Entéléchie... subsumer... quiddité... synizèse... phonosymbole... phasme dénotatif... forme dialogique... ponctèmes emphatiques... valeur apodictique... fonction pragmatologique... mouvement sémasiologique ou onomasiologique... fonction gnomique secondaire... base classématique variante... injonction illocutoire et effet perlocutoire...

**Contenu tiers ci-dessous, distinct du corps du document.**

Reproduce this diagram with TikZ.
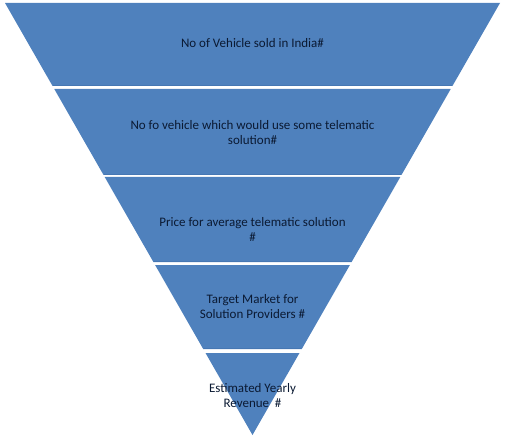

Tous ces termes mystérieux, savantissimes, dont certains me rappellent vaguement ma studieuse jeunesse, font comme un clignotement d'étoiles dans un ciel obscur ; ils donnent à une pensée pas forcément originale une splendeur cliquetante et scintillante. On entend là une langue sacrée, langue des dieux, parlée par une petite caste d'élus, laquelle se doit d'invoquer, comme le fait ici pieusement ma glossatrice, les noms de quelques saints tutélaires, Berman ! Benjamin ! Genette ! Meschonnic !, invités d'office dans toute étude traductologicoïde.
J'entends d'ici les grincheux. Ils s'étonnent de ce qu'un poème, chose vivante, ardente, donne lieu à des gloses aussi affreusement frigides ; ils voudraient voir le poème touché non par des bistouris, des pinces, des curettes, mais par des mains caressantes et chaudes.
Mais faut-il qu'on s'énerve ? Ce type d'écrit s'inscrit dans une tradition, il existe à des milliers d'exemplaires ; c'est l'un des œufs que tout universitaire se doit de pondre pour gagner ses galons ; des œufs que personne, peut-être, ne couvera jamais du regard, tant ils sont faits pour l'impression plus que pour la lecture. Au fond, la solitude de pareils scoliastes n'est pas si éloignée de celle des traducteurs de poésie, et je devrais, pour expier mon persiflage, faire en direction de ma commentatrice un geste amical, fraternel — geste au-dessus de mes compétences, hélas : traduire Mme Morichon en français.